--- Start of Records shown ---

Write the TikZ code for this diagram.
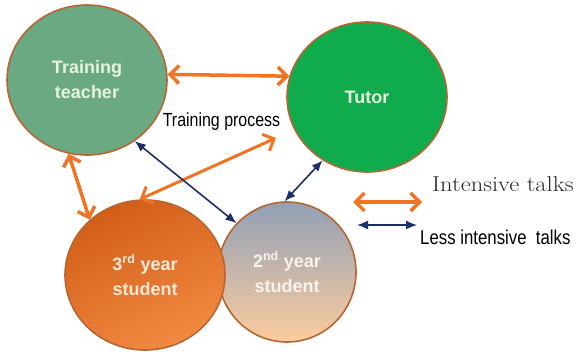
\documentclass[tikz,border=0pt]{standalone}
\usepackage{fontspec}
\usepackage{tikz}
\usetikzlibrary{positioning, arrows.meta, shapes.geometric}

\newfontfamily\boxfont{Liberation Sans}
\newfontfamily\narrowfont[FakeStretch=0.84]{Liberation Sans}
\newfontfamily\legendserif[FakeStretch=1.14]{Latin Modern Roman}

\definecolor{rimbrown}{RGB}{182,102,52}
\definecolor{sagegreen}{RGB}{106,169,130}
\definecolor{tutorgreen}{RGB}{16,171,76}
\definecolor{talkorange}{RGB}{240,116,36}
\definecolor{talknavy}{RGB}{30,46,105}
\definecolor{orangedark}{RGB}{210,94,24}
\definecolor{orangelight}{RGB}{242,138,66}
\definecolor{greyblue}{RGB}{146,160,182}
\definecolor{peachmid}{RGB}{214,184,168}
\definecolor{peach}{RGB}{252,204,158}

\begin{document}
\begin{tikzpicture}[
    x=1pt, y=-1pt,
    person/.style={ellipse, draw=rimbrown, line width=1.6pt, inner sep=0pt,
                   minimum width=160pt, minimum height=150pt, align=center,
                   font=\boxfont\bfseries\fontsize{18}{25}\selectfont},
    talk/.style={{Straight Barb[length=9pt, width=18pt]}-{Straight Barb[length=9pt, width=18pt]},
                 line width=3.5pt, talkorange, line join=round, line cap=round},
    lesstalk/.style={{Latex[length=11pt, width=9pt]}-{Latex[length=11pt, width=9pt]},
                     line width=1.6pt, talknavy}
]
    \useasboundingbox (0,0) rectangle (578,351);

    % People
    \node[person, fill=sagegreen, text={rgb,255:red,230;green,244;blue,222}] (teacher) at (87,80) {Training\\teacher};
    \node[person, fill=tutorgreen, text={rgb,255:red,230;green,245;blue,224}] (tutor) at (367,97) {Tutor};
    \node[person, minimum width=138pt, minimum height=140pt,
          top color=greyblue, middle color=peachmid, bottom color=peach,
          text={rgb,255:red,248;green,243;blue,238}] (second) at (287,272) {2\textsuperscript{nd} year\\student};
    \node[person, top color=orangedark, bottom color=orangelight, shading angle=25,
          text={rgb,255:red,251;green,233;blue,214}] (third) at (145,275) {3\textsuperscript{rd} year\\student};

    % Talks between them
    \draw[talk] (teacher.4) -- (tutor.165);
    \draw[talk] (teacher.256) -- (third.135);
    \draw[talk, line width=3pt, shorten >=20pt] (third.94) -- (tutor);
    \draw[lesstalk] (teacher.308) -- (second.136);
    \draw[lesstalk] (tutor.235) -- (second.92);

    \node[font=\narrowfont\fontsize{19}{22}\selectfont, anchor=base, inner sep=0pt] (process) at (221.5,126) {Training process};

    % Legend
    \coordinate (intA) at (353,202);
    \coordinate (intB) at (422,202);
    \coordinate (lessA) at (357,225);
    \coordinate (lessB) at (417,225);
    \draw[talk] (intA) -- (intB);
    \draw[lesstalk] (lessA) -- (lessB);
    \node[font=\legendserif\fontsize{21.5}{24}\selectfont, anchor=base west, inner sep=0pt, text={rgb,255:red,40;green,40;blue,40}] (intlabel) at (432,191) {Intensive talks};
    \node[font=\narrowfont\fontsize{20}{22}\selectfont, anchor=base west, inner sep=0pt] (lesslabel) at (420,244) {Less intensive\ \ talks};

\end{tikzpicture}
\end{document}
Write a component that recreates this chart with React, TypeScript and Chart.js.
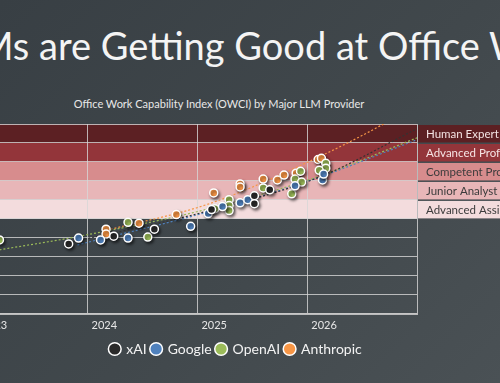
import React, { useEffect, useRef } from "react";
import { Chart, registerables } from "chart.js";

Chart.register(...registerables);

const slideTitle = "LLMs are Getting Good at Office Work";
const chartTitle = "Office Work Capability Index (OWCI) by Major LLM Provider";

const seriesNames = ["xAI", "Google", "OpenAI", "Anthropic"];

const xaiPoints: number[][] = [
  [2023.83, 3.68], [2024.24, 4.09], [2024.61, 4.46], [2025.13, 5.49],
  [2025.52, 6.22], [2025.52, 5.8], [2025.66, 6.53],
];
const googlePoints: number[][] = [
  [2023.92, 3.99], [2024.12, 3.89], [2024.37, 3.99], [2024.94, 4.61],
  [2025.1, 5.28], [2025.23, 5.65], [2025.39, 5.85], [2025.46, 6.01],
  [2025.89, 6.74], [2026.14, 7.05], [2026.15, 7.36],
];
const openaiPoints: number[][] = [
  [2023.2, 3.89], [2024.37, 4.82], [2024.55, 4.04], [2025.16, 5.54],
  [2025.29, 6.01], [2025.29, 5.7], [2025.29, 5.44], [2025.6, 6.63],
  [2025.86, 6.32], [2025.89, 7.1], [2025.94, 7.51], [2025.95, 6.94],
  [2026.17, 7.93], [2026.17, 7.67], [2026.11, 7.56],
];
const anthropicPoints: number[][] = [
  [2024.17, 4.46], [2024.17, 4.2], [2024.47, 4.77], [2024.81, 5.23],
  [2025.15, 6.37], [2025.39, 6.84], [2025.39, 6.68], [2025.6, 7.1],
  [2025.73, 7.05], [2025.79, 7.31], [2025.9, 7.41], [2026.1, 8.13],
  [2026.13, 8.19],
];

// trend lines
const xaiTrend: number[][] = [[2023.83, 3.75], [2025.02, 5.3], [2026.11, 7.2], [2027.0, 9.75]];
const googleTrend: number[][] = [[2023.91, 3.63], [2025.11, 5.39], [2026.11, 7.2], [2027.0, 9.17]];
const openaiTrend: number[][] = [[2023.2, 3.37], [2023.93, 4.09], [2025.11, 5.54], [2026.11, 7.25], [2027.0, 9.27]];
const anthropicTrend: number[][] = [[2024.14, 4.35], [2025.11, 5.8], [2026.02, 8.03], [2026.68, 9.95], [2027.0, 11.05]];

const xTickYears = [2023, 2024, 2025, 2026, 2027];
const xRange = [2022.75, 2027.0];
const yRange = [0, 10];

const bandLabels = [
  "Human Expert",
  "Advanced Professional",
  "Competent Professional",
  "Junior Analyst / Associate",
  "Advanced Assistant",
];
const bandFloors = [9, 8, 7, 6, 5];

const bandFill = ["#5c2023", "#93353a", "#d78c8d", "#e8b6b8", "#f3dcdd"];
const bandText = ["#f3e2e2", "#f6e4e4", "#3c3c3c", "#3c3c3c", "#3c3c3c"];
const seriesColors = ["#2a2a2a", "#4f81bd", "#9bbb59", "#f79646"];

const FONT = "Lato, 'Open Sans', sans-serif";

const toXY = (arr: number[][]) => arr.map(([x, y]) => ({ x, y }));

const bandsPlugin = {
  id: "bands",
  beforeDraw(chart: any) {
    const { ctx, chartArea } = chart;
    const y = chart.scales.y;
    ctx.save();
    bandFloors.forEach((f, i) => {
      const top = y.getPixelForValue(f + 1);
      const bot = y.getPixelForValue(f);
      ctx.fillStyle = bandFill[i];
      ctx.fillRect(chartArea.left, top, chartArea.right - chartArea.left, bot - top);
      // right-side label boxes
      ctx.fillRect(chartArea.right + 1, top + 1, 140, bot - top - 1.5);
      ctx.fillStyle = bandText[i];
      ctx.font = `11.5px ${FONT}`;
      ctx.textBaseline = "middle";
      ctx.textAlign = "left";
      ctx.fillText(bandLabels[i], chartArea.right + 9, (top + bot) / 2 + 0.5);
    });
    ctx.restore();
  },
  beforeDatasetDraw(chart: any, args: any) {
    const ctx = chart.ctx;
    ctx.save();
    if (args.meta.type === "scatter") {
      ctx.shadowColor = "rgba(0,0,0,0.55)";
      ctx.shadowBlur = 3;
      ctx.shadowOffsetX = 1.5;
      ctx.shadowOffsetY = 2;
    }
  },
  afterDatasetDraw(chart: any) {
    chart.ctx.restore();
  },
};

export default function App() {
  const ref = useRef<HTMLCanvasElement | null>(null);

  useEffect(() => {
    if (!ref.current) return;
    const pointSets = [xaiPoints, googlePoints, openaiPoints, anthropicPoints];
    const trendSets = [xaiTrend, googleTrend, openaiTrend, anthropicTrend];
    const datasets: any[] = [];
    pointSets.forEach((pts, i) => {
      datasets.push({
        type: "scatter",
        label: seriesNames[i],
        data: toXY(pts),
        backgroundColor: seriesColors[i],
        borderColor: "#ffffff",
        borderWidth: 1.5,
        pointRadius: 4,
        pointHoverRadius: 4,
        order: 0,
      });
    });
    trendSets.forEach((pts, i) => {
      datasets.push({
        type: "line",
        label: seriesNames[i] + " trend",
        data: toXY(pts),
        borderColor: seriesColors[i] === "#2a2a2a" ? "#333333" : seriesColors[i],
        borderWidth: 1.2,
        borderDash: [2, 2],
        pointRadius: 0,
        fill: false,
        cubicInterpolationMode: "monotone",
        order: 1,
      });
    });

    const chart = new Chart(ref.current, {
      type: "scatter",
      data: { datasets },
      plugins: [bandsPlugin],
      options: {
        animation: false,
        responsive: false,
        maintainAspectRatio: false,
        layout: { padding: { left: 0, right: 0, top: 14, bottom: 17 } },
        plugins: {
          title: { display: false },
          tooltip: { enabled: false },
          legend: {
            display: true,
            position: "bottom",
            labels: {
              usePointStyle: true,
              pointStyle: "circle",
              boxWidth: 9,
              boxHeight: 9,
              padding: 5,
              color: "#f2f2f2",
              font: { family: FONT, size: 14 },
              filter: (item: any) => !item.text.includes("trend"),
            },
          },
        },
        scales: {
          x: {
            type: "linear",
            min: xRange[0],
            max: xRange[1],
            afterBuildTicks: (scale: any) => {
              scale.ticks = xTickYears.map((v) => ({ value: v }));
            },
            ticks: {
              autoSkip: false,
              maxRotation: 0,
              labelOffset: 17,
              padding: 5,
              color: "#e6e6e6",
              font: { family: FONT, size: 11 },
              callback: (v: any) => (v >= 2027 ? "" : String(v)),
            },
            grid: { color: "rgba(215,215,215,0.8)", lineWidth: 1, drawTicks: false },
            border: { display: true, color: "rgba(200,200,200,0.9)", width: 2 },
          },
          y: {
            type: "linear",
            position: "left",
            min: yRange[0],
            max: yRange[1],
            afterFit: (s: any) => {
              s.width = 18;
            },
            ticks: { display: false, stepSize: 1 },
            grid: { color: "rgba(215,215,215,0.8)", lineWidth: 1, drawTicks: false },
            border: { display: false },
          },
          yRight: {
            type: "linear",
            position: "right",
            min: 0,
            max: 1,
            afterFit: (s: any) => {
              s.width = 123;
            },
            ticks: { display: false },
            grid: { display: false, drawTicks: false },
            border: { display: false },
          },
        },
      } as any,
    });
    return () => chart.destroy();
  }, []);

  return (
    <div
      style={{
        position: "fixed",
        left: 0,
        top: 0,
        width: 500,
        height: 383,
        overflow: "hidden",
        background: "linear-gradient(135deg, #383f44 0%, #41484c 55%, #4a5155 100%)",
      }}
    >
      <div
        style={{
          position: "absolute",
          left: -90,
          width: 700,
          top: 26,
          textAlign: "center",
          whiteSpace: "nowrap",
          color: "#f4f4f4",
          fontFamily: FONT,
          fontSize: 38,
          lineHeight: 1,
        }}
      >
        {slideTitle}
      </div>
      <div
        style={{
          position: "absolute",
          left: 19,
          width: 400,
          top: 96,
          textAlign: "center",
          whiteSpace: "nowrap",
          color: "#e8e8e8",
          fontFamily: FONT,
          fontSize: 11,
          lineHeight: "16px",
        }}
      >
        {chartTitle}
      </div>
      <canvas
        ref={ref}
        width={608}
        height={273}
        style={{ position: "absolute", left: -68, top: 110, width: 608, height: 273 }}
      />
    </div>
  );
}
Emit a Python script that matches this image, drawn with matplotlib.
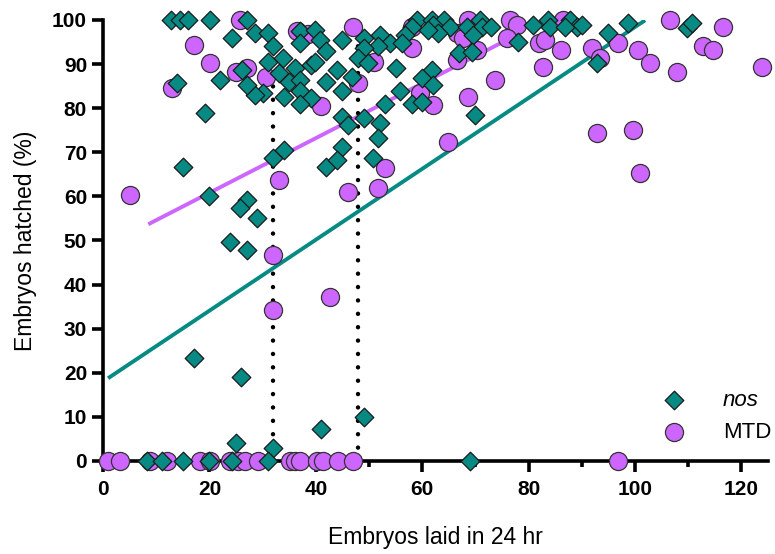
import matplotlib
matplotlib.use("Agg")
import matplotlib.pyplot as plt
import numpy as np

# nos embryos: (laid, hatched %)
nos_x = [12.8, 14.5, 16, 20.1, 27, 24.2, 28.6, 31, 32, 37, 39.8, 37, 40.8, 42, 31, 33.9, 33, 36,
         39, 39.8, 35, 37, 37, 39, 37, 34, 30, 28.6, 27, 26.1, 22, 13.9, 19.2, 42, 15, 32, 34, 42,
         20, 27, 25.8, 29, 23.9, 27, 17, 26, 25, 32, 41, 49,
         8.2, 11, 15, 20, 24.2, 31, 69,
         59, 61.8, 64, 65.2, 62, 63, 61, 58, 56.8, 68.4, 70.9, 71.2, 73, 69.5, 67, 69.3, 78, 80.8,
         45, 49, 52, 54, 51.7, 56.2, 49, 48, 49.8, 55, 44, 46.8, 45, 61.8, 60, 62, 55.8, 58, 60,
         53, 70, 45, 46, 49, 52, 51.7, 45, 44, 50.8,
         83.6, 84, 87.8, 89, 90, 86.8, 98.7, 109.8, 110.7, 95, 92.8]
nos_y = [100, 100, 100, 100, 100, 95.8, 97, 97, 94, 97.4, 97.7, 94.7, 95.5, 93, 90.5, 91.3, 88, 89,
         89.8, 90.5, 86, 86.4, 83.8, 82.3, 81, 82.6, 83.4, 83, 85.3, 88.7, 86.4, 85.7, 78.9, 86, 66.7,
         68.7, 70.5, 66.7, 60, 59.2, 57.4, 55, 49.7, 47.8, 23.4, 19, 4, 3, 7.3, 10,
         0, 0, 0, 0, 0, 0, 0,
         100, 100, 100, 98.5, 98.9, 97, 97.7, 98.5, 96.6, 98.5, 100, 98.5, 98.5, 96.6, 92.5, 92.8,
         95, 98.9,
         95.5, 96, 96.6, 94.7, 94, 94.7, 93.6, 91.3, 90.2, 89, 88.7, 87, 84, 88.7, 86.8, 85.2, 84,
         81, 81.4, 81, 78.4, 78, 76.2, 77.7, 76.6, 73.2, 71.3, 68.3, 68.7,
         100, 98.5, 100, 98.5, 98.9, 98.5, 99.2, 98.2, 99.3, 97, 90.2]

# MTD embryos: (laid, hatched %)
mtd_x = [25.8, 17, 20.1, 25, 27, 30.7, 13, 36.5, 38.5, 41, 33, 5, 32, 32, 42.7,
         1, 3.2, 8.8, 12, 18.2, 20.1, 23.9, 25.4, 26.7, 29.1, 35.2, 36, 37, 40.2, 41.4, 44.2, 47,
         96.8,
         47, 58, 68.6, 66.5, 67.7, 70.3, 66.5, 58, 51, 48, 62, 59.6, 73.7, 68.6, 64.8, 76.5, 77.8,
         75.9, 82, 82.7, 53, 51.7, 46,
         86.5, 83, 86, 92, 93.4, 96.8, 100.6, 102.8, 106.6, 107.9, 112.8, 114.7, 116.5, 123.9,
         92.8, 99.6, 101]
mtd_y = [100, 94.3, 90.2, 88.3, 89, 87, 84.5, 97.5, 96.8, 80.4, 63.7, 60.3, 46.7, 34.2, 37.2,
         0, 0, 0, 0, 0, 0, 0, 0, 0, 0, 0, 0, 0, 0, 0, 0, 0,
         0,
         98.5, 98.5, 100, 97, 95.9, 93.2, 91, 93.6, 90.5, 85.7, 80.7, 83.4, 86.4, 82.6, 72.3, 100,
         98.9, 96, 94.7, 89.4, 66.4, 61.9, 61,
         100, 95.5, 93.2, 93.6, 91.3, 94.7, 93.2, 90.2, 100, 88.3, 94, 93.2, 98.5, 89.4,
         74.3, 75, 65.3]

# linear fits: intercept, slope, x-range
nos_fit = (18.0, 0.804, 0.94, 101.9)
mtd_fit = (48.4, 0.620, 8.5, 74.6)

# threshold markers on the x-axis
thresholds = [32, 48]

teal = "#078A84"
purple = "#CC66FF"

plt.rcParams["font.family"] = ["Liberation Sans", "DejaVu Sans"]

fig = plt.figure(figsize=(7.75, 5.54), dpi=100)
ax = fig.add_axes([0.133, 0.168, 0.858, 0.796])

for (b, m, x0, x1), col in [(nos_fit, teal), (mtd_fit, purple)]:
    xs = np.array([x0, x1])
    ax.plot(xs, b + m * xs, color=col, lw=2.8, zorder=1, solid_capstyle="butt")

for t in thresholds:
    ax.plot([t, t], [0, 100], color="black", lw=3.2,
            linestyle=(0, (0.01, 3.0)), dash_capstyle="round", zorder=1.5)

ax.scatter(mtd_x, mtd_y, s=170, marker="o", facecolor=purple, edgecolor="#333333",
           linewidth=0.9, zorder=2, clip_on=False, label="MTD")
ax.scatter(nos_x, nos_y, s=90, marker="D", facecolor=teal, edgecolor="#1a1a1a",
           linewidth=0.9, zorder=3, clip_on=False, label="nos")

ax.set_xlim(0, 125)
ax.set_ylim(0, 100)
ax.set_xticks(np.arange(0, 121, 20))
ax.set_xticks(np.arange(10, 121, 20), minor=True)
ax.set_yticks(np.arange(0, 101, 10))

for side in ["top", "right"]:
    ax.spines[side].set_visible(False)
for side in ["left", "bottom"]:
    ax.spines[side].set_linewidth(2.6)
    ax.spines[side].set_zorder(0.5)

ax.tick_params(axis="both", which="major", length=8, width=2.6, labelsize=15)
ax.tick_params(axis="x", which="major", pad=6)
ax.tick_params(axis="y", which="major", pad=3.5)
ax.tick_params(axis="x", which="minor", length=4.5, width=2.6)
for lab in ax.get_xticklabels() + ax.get_yticklabels():
    lab.set_fontweight("bold")

ax.set_xlabel("Embryos laid in 24 hr", fontsize=16.5)
ax.set_ylabel("Embryos hatched (%)", fontsize=16.5)
ax.xaxis.set_label_coords(0.5, -0.147)
ax.yaxis.set_label_coords(-0.1, 0.5)

handles, labels = ax.get_legend_handles_labels()
leg = ax.legend(handles[::-1], labels[::-1], loc="lower right", frameon=False, fontsize=16,
                bbox_to_anchor=(1.005, 0.04), handlelength=2.0, handletextpad=1.2,
                labelspacing=0.5, borderaxespad=0.0, borderpad=0.0)
leg.get_texts()[0].set_style("italic")

fig.savefig("out.png", dpi=100)
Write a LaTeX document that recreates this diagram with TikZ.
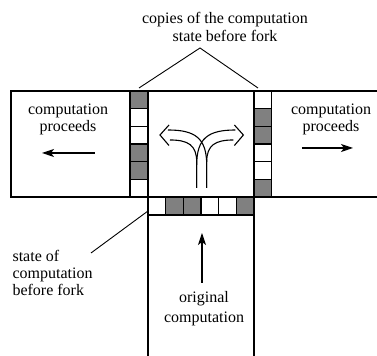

--- End of Records shown ---

### Exercise objective
Report how many lines contain "React". Give nothing but the number.

### Solved problem
2